= Short task =
Count every line in the data below where "chart" occurs, then state that number and nothing more.

= Raw data =
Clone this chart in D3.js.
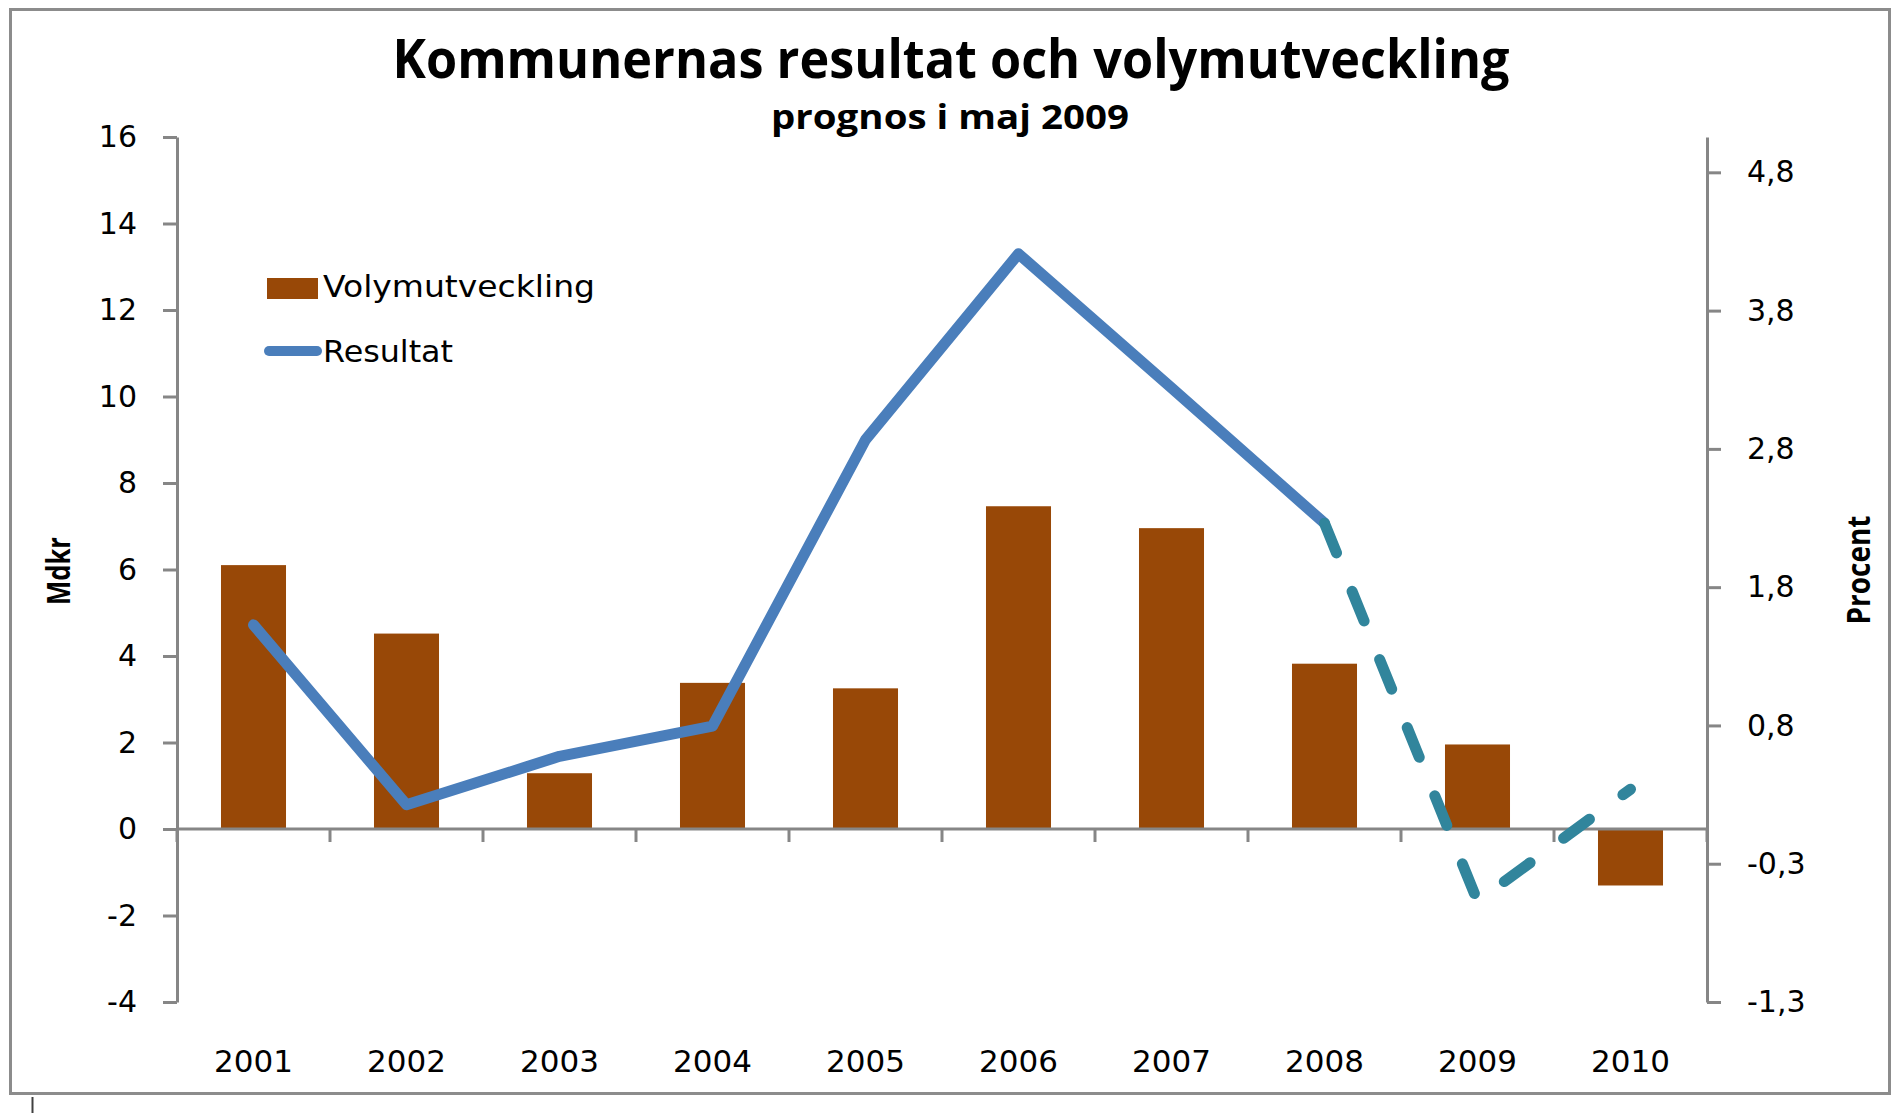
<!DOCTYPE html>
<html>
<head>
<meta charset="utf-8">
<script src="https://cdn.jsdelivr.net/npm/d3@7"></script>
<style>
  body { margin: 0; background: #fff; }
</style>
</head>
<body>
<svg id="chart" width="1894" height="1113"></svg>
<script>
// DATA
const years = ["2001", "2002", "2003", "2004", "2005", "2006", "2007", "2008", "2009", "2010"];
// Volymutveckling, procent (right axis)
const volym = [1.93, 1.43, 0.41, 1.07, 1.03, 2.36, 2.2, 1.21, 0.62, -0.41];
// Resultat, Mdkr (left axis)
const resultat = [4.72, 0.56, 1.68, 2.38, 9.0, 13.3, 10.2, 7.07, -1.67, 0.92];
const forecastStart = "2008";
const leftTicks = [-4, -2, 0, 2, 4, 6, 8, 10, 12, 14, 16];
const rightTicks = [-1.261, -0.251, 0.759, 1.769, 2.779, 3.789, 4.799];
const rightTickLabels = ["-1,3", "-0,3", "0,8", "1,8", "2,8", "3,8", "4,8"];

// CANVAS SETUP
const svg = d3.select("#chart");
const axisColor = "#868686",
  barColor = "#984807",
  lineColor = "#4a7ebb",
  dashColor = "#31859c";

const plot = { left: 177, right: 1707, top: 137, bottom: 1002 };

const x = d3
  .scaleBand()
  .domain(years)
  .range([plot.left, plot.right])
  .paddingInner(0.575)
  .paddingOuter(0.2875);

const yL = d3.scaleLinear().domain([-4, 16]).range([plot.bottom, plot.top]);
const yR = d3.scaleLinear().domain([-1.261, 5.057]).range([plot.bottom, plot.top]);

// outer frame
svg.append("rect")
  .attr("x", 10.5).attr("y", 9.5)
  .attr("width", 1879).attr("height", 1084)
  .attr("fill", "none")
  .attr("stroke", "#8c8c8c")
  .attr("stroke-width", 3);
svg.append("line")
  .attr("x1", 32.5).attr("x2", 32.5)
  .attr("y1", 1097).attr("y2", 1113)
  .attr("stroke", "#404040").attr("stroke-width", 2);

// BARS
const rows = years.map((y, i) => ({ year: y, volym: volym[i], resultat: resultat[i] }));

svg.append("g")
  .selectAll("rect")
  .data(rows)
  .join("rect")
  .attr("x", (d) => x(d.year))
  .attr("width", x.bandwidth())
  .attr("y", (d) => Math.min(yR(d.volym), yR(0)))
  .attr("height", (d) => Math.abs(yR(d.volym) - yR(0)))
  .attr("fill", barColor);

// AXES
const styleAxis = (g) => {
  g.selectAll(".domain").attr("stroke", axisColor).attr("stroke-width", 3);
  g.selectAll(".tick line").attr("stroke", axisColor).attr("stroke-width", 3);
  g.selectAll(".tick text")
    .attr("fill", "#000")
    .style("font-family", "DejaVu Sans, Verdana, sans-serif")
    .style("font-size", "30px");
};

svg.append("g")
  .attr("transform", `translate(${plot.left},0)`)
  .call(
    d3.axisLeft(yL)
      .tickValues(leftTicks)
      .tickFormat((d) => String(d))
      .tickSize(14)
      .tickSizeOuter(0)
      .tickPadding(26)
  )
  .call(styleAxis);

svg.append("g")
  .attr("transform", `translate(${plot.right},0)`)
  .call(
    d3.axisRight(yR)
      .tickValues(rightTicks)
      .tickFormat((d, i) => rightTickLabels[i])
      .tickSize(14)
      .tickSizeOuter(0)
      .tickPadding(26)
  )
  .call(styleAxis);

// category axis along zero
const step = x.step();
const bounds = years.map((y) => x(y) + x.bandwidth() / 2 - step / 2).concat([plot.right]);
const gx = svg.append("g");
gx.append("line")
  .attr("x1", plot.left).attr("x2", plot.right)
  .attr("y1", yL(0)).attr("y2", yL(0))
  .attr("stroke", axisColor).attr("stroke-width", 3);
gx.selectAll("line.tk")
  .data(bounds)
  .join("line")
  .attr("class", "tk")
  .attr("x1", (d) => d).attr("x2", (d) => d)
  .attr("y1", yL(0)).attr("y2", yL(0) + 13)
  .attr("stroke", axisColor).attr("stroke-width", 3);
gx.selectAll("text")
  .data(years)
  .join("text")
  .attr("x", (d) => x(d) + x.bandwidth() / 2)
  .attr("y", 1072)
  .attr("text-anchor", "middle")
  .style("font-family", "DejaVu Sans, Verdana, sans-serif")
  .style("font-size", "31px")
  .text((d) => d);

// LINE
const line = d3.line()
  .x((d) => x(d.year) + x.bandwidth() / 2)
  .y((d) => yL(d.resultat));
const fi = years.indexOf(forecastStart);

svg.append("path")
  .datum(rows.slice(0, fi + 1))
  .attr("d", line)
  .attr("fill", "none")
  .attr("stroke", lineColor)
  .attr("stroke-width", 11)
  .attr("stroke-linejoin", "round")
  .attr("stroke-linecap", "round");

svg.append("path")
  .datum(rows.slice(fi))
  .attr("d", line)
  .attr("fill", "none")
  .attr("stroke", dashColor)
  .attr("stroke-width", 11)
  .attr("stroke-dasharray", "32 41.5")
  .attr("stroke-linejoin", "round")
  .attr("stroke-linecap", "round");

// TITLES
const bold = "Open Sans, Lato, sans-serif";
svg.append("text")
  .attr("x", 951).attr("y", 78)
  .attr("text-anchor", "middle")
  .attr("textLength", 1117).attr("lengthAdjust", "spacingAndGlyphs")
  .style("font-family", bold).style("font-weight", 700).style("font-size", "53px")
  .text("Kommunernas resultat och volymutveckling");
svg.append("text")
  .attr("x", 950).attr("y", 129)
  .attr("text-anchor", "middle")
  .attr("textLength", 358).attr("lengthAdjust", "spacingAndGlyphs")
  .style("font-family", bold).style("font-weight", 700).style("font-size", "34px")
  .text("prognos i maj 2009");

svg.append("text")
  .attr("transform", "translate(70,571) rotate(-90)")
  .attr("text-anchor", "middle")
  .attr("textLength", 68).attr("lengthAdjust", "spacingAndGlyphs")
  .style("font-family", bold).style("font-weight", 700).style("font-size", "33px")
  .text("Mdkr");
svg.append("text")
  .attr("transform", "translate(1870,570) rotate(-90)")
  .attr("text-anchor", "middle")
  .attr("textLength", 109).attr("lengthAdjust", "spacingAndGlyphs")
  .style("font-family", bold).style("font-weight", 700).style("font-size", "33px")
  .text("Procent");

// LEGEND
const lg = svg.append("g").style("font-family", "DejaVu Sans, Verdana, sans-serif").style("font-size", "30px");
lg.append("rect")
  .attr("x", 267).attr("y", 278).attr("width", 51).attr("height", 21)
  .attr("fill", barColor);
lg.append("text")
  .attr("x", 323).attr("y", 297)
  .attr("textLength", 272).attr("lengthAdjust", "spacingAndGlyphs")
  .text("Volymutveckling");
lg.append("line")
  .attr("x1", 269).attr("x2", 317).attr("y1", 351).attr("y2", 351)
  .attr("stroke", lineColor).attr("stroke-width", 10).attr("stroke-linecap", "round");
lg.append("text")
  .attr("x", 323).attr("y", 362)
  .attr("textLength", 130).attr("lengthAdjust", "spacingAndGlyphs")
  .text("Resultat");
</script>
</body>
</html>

= Expected answer =
3